Amazon (AMZN) is facing increasing uncertainty as new U.S. tariffs on Chinese goods threaten to disrupt its low-cost marketplace model, just as the e-commerce giant prepares to release its first-quarter earnings. While Wall Street is cautiously optimistic about Amazon’s near-term results, rising fears surrounding consumer pullback and margin pressures are raising broader concerns for the months ahead.

Tariffs Threaten Amazon's Marketplace Model

The recent 145% tariffs imposed on Chinese imports are particularly concerning for Amazon, where nearly half of marketplace sellers are based in China, according to analysts at William Blair. Even many U.S.-based sellers source their inventory from Chinese manufacturers.

Amazon's e-commerce success relies heavily on an abundance of affordable products, shipped quickly to Prime customers. Higher tariffs could narrow product selection, push prices higher, and ultimately soften Amazon’s competitive edge across its most profitable verticals — including Prime subscriptions, advertising revenue, and third-party fulfillment services.

William Blair analysts warned that if Amazon’s inventory is largely reduced, the resulting impact would not only hurt sales volume but could ripple into deeper areas of its business model that are more difficult to stabilize.

Consumer Behavior Could Shift

Higher prices on Amazon's platform could drive more consumers to seek alternative routes. Shoppers who have grown accustomed to low-cost goods may migrate to discount retailers, direct-to-consumer brands, or other online marketplaces that either absorb some tariff costs or offer different sourcing strategies.

The potential shift in consumer behavior poses a dual threat: slowing retail revenue growth while undercutting Amazon’s positioning as the default destination for everyday goods. As inflationary pressures remain a top concern for U.S. households, even loyal Prime members could begin reevaluating the value proposition if prices climb meaningfully.

Wall Street Eyes Longer-Term Risks

While some analysts remain bullish on Amazon’s long-term value, there’s growing acknowledgment that tariff risks could cap upside potential in the near future. William Blair estimates Amazon’s fair value between $260 and $270 per share, a roughly 40% premium to current levels, but cautioned that prolonged trade tensions could keep shares depressed.

Similarly, CFRA and Bank of America analysts have shifted focus from Q1 results to the company’s forward guidance. Many expect Amazon to post decent first-quarter numbers but warn that second-quarter and full-year outlooks could reflect mounting headwinds — including slowing retail, advertising, and even cloud growth amid a cooling macroeconomic environment.

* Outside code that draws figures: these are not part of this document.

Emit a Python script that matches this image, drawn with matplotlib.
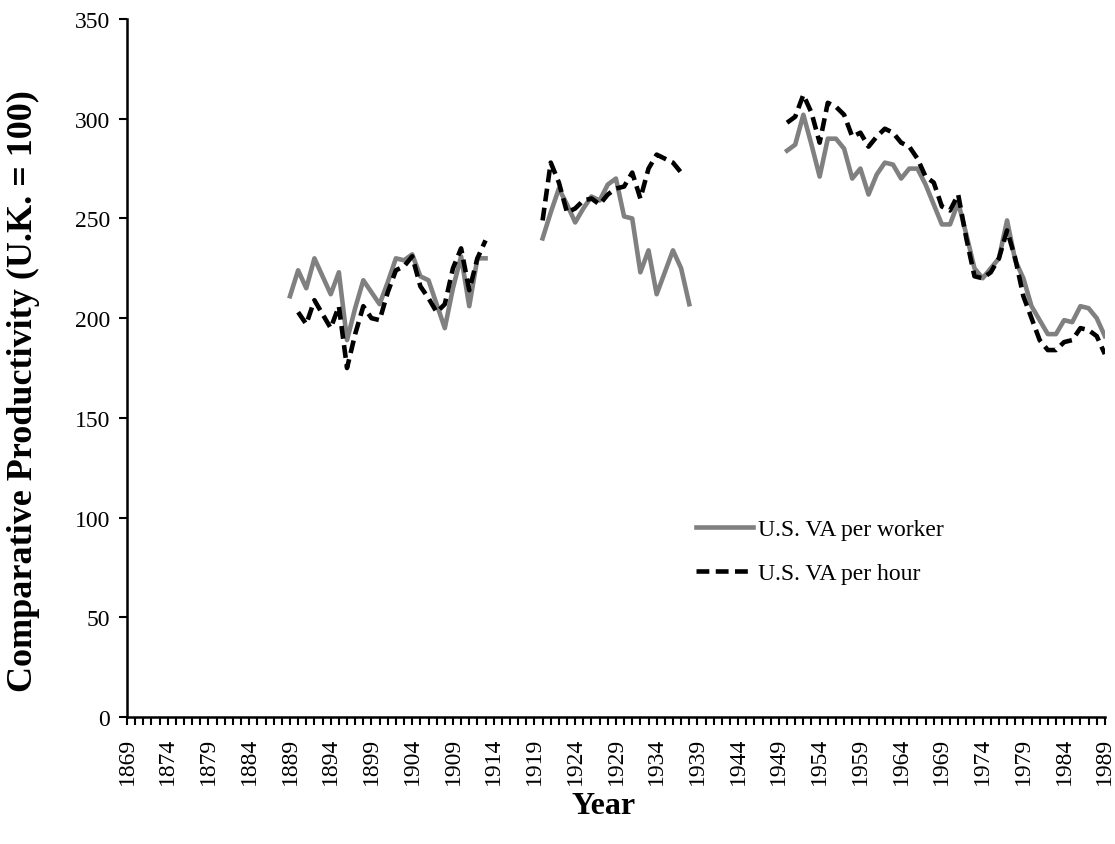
import numpy as np
import pandas as pd
import matplotlib
matplotlib.use('Agg')
import matplotlib.pyplot as plt
from matplotlib.ticker import MultipleLocator

plt.rcParams['font.family'] = ['Liberation Serif', 'DejaVu Serif']

first_year = 1869
last_year = 1989

# U.S. value added per worker (U.K. = 100)
worker_years_a = list(range(1889, 1914))
worker_a = [211, 224, 215, 230, 221, 212, 223, 189, 205, 219, 213, 207, 218,
            230, 229, 232, 221, 219, 207, 195, 215, 231, 206, 230, 230]
worker_years_b = list(range(1920, 1939))
worker_b = [240, 253, 265, 257, 248, 255, 261, 259, 267, 270, 251, 250, 223,
            234, 212, 223, 234, 225, 207]
worker_years_c = list(range(1950, 1990))
worker_c = [284, 287, 302, 287, 271, 290, 290, 285, 270, 275, 262, 272, 278,
            277, 270, 275, 275, 267, 257, 247, 247, 258, 242, 225, 220, 225,
            230, 249, 229, 220, 206, 199, 192, 192, 199, 198, 206, 205, 200, 191]

# U.S. value added per hour (U.K. = 100)
hour_years_a = list(range(1890, 1914))
hour_a = [203, 197, 209, 202, 195, 206, 175, 192, 206, 200, 199, 213, 224,
          226, 231, 216, 210, 203, 207, 225, 235, 214, 230, 239]
hour_years_b = list(range(1920, 1938))
hour_b = [249, 278, 268, 253, 255, 259, 260, 257, 262, 265, 266, 273, 260,
          275, 282, 280, 278, 273]
hour_years_c = list(range(1950, 1990))
hour_c = [298, 301, 312, 303, 288, 308, 306, 302, 291, 293, 286, 291, 295,
          293, 288, 286, 280, 271, 268, 256, 254, 262, 240, 221, 220, 223,
          230, 244, 230, 211, 200, 189, 184, 184, 188, 189, 195, 194, 191, 182]


def build_series(pairs):
    s = pd.Series(dtype=float)
    for yrs, vals in pairs:
        s = pd.concat([s, pd.Series(vals, index=yrs, dtype=float)])
    return s.reindex(range(first_year, last_year + 1))


def main():
    worker = build_series([(worker_years_a, worker_a), (worker_years_b, worker_b),
                           (worker_years_c, worker_c)])
    hour = build_series([(hour_years_a, hour_a), (hour_years_b, hour_b),
                         (hour_years_c, hour_c)])

    fig = plt.figure(figsize=(11.15, 8.45), dpi=100)
    ax = fig.add_axes([0.1139, 0.1503, 0.877, 0.826])

    ax.plot(worker.index, worker.values, color='#808080', lw=3.3,
            label='U.S. VA per worker')
    ax.plot(hour.index, hour.values, color='black', lw=3.3,
            linestyle=(0, (2.8, 1.4)), label='U.S. VA per hour')

    ax.set_xlim(first_year, last_year)
    ax.set_ylim(0, 350)
    ax.yaxis.set_major_locator(MultipleLocator(50))
    ax.set_xticks(range(first_year, last_year + 1, 5))
    ax.set_xticks(range(first_year, last_year + 1), minor=True)
    ax.tick_params(axis='x', which='both', direction='out', length=6,
                   width=1.5, labelsize=17, labelrotation=90, pad=8)
    ax.tick_params(axis='y', which='major', direction='out', length=6,
                   width=1.5, labelsize=17, pad=6)

    for side in ['top', 'right']:
        ax.spines[side].set_visible(False)
    for side in ['left', 'bottom']:
        ax.spines[side].set_linewidth(1.8)

    ax.set_xlabel('Year', fontsize=23, fontweight='bold')
    ax.xaxis.set_label_coords(0.487, -0.106)
    ax.set_ylabel('Comparative Productivity (U.K. = 100)', fontsize=26,
                  fontweight='bold')
    ax.yaxis.set_label_coords(-0.089, 0.468)

    ax.legend(loc='upper left', bbox_to_anchor=(0.56, 0.315), frameon=False,
              fontsize=17, handlelength=2.4, handletextpad=0.25,
              labelspacing=0.95)

    fig.savefig('out.png', dpi=100)
    plt.close(fig)


if __name__ == '__main__':
    main()
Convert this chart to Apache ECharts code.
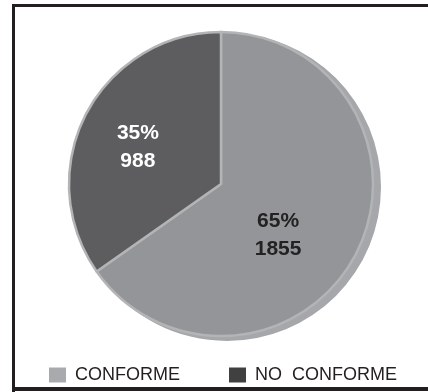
<!DOCTYPE html>
<html>
<head>
<meta charset="utf-8">
<script src="https://cdn.jsdelivr.net/npm/echarts@6/dist/echarts.min.js"></script>
<style>html,body{margin:0;padding:0;background:#fff;overflow:hidden;}#c{width:428px;height:392px;}</style>
</head>
<body>
<div id="c"></div>
<script>
const categories = ['CONFORME', 'NO  CONFORME'];
const values = [1855, 988];
const percents = ['65%', '35%'];
const faceColors = ['#939598', '#5d5d60'];
const rimColors = ['#a6a7aa', '#57575a'];
const legendColors = ['#a9aaad', '#404040'];
const labelColors = ['#222222', '#ffffff'];

const chart = echarts.init(document.getElementById('c'), null, {renderer: 'canvas'});
const faceData = categories.map((n, i) => ({
  name: n, value: values[i],
  itemStyle: {color: faceColors[i]},
  label: {color: labelColors[i]}
}));
const rimData = categories.map((n, i) => ({
  name: n, value: values[i],
  itemStyle: {color: rimColors[i]}
}));
chart.setOption({
  animation: false,
  graphic: [{
    type: 'rect', z: 100, silent: true,
    shape: {x: 12, y: 4, width: 3, height: 388},
    style: {fill: '#231f20'}
  }, {
    type: 'rect', z: 100, silent: true,
    shape: {x: 12, y: 4, width: 416, height: 3},
    style: {fill: '#231f20'}
  }, {
    type: 'rect', z: 100, silent: true,
    shape: {x: 12, y: 387, width: 416, height: 4},
    style: {fill: '#231f20'}
  }],
  legend: {
    left: 44, top: 361,
    itemWidth: 17, itemHeight: 15, itemGap: 49,
    icon: 'rect',
    textStyle: {fontFamily: 'Liberation Sans, Arial', fontSize: 18, color: '#231f20', padding: [0, 0, 0, 4]},
    data: categories.map((n, i) => ({name: n, itemStyle: {color: legendColors[i]}}))
  },
  series: [{
    type: 'pie', silent: true, legendHoverLink: false,
    center: [227, 187], radius: 154,
    startAngle: 90, clockwise: true,
    label: {show: false}, labelLine: {show: false},
    itemStyle: {borderWidth: 0},
    data: rimData
  }, {
    type: 'pie', silent: true,
    center: [221, 184], radius: 152,
    startAngle: 90, clockwise: true,
    itemStyle: {borderColor: '#b3b4b6', borderWidth: 2.5},
    label: {
      show: true, position: 'inside',
      fontFamily: 'Liberation Sans, Arial', fontWeight: 'bold', fontSize: 21, lineHeight: 28,
      formatter: p => percents[p.dataIndex] + '\n' + p.value
    },
    labelLine: {show: false},
    labelLayout: p => p.dataIndex === 0 ? {dx: -13, dy: 15} : {dx: -13, dy: 0},
    data: faceData
  }]
});
</script>
</body>
</html>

CEO Andy Jassy recently reaffirmed Amazon’s aggressive $100 billion capital expenditure plan, highlighting confidence in cloud and AI demand. However, those investments could come under scrutiny if broader revenue trends falter.

Stock Performance Signals Investor Caution

Despite a brief rally late last week, Amazon’s stock remains under pressure, trading well below its 50-day and 200-day moving averages. Shares are down about 23% from February’s all-time high, reflecting ongoing investor skepticism even before the full tariff impacts are felt.

The stock’s recent behavior suggests that while short-term sentiment may stabilize around earnings events, broader concerns about trade policy and consumer demand could continue to weigh heavily.

Looking Ahead

Investors will be closely watching Amazon’s Q1 report on Thursday not just for headline results, but for any indications about how the company plans to navigate the evolving tariff environment. Management’s commentary on pricing strategies, inventory adjustments, and demand resilience will likely carry more weight than the raw numbers themselves.

As tariff-related risks mount, Amazon’s ability to protect its margins, maintain product diversity, and defend its consumer loyalty will be critical to determining whether the stock can regain its momentum — or whether a longer correction is underway.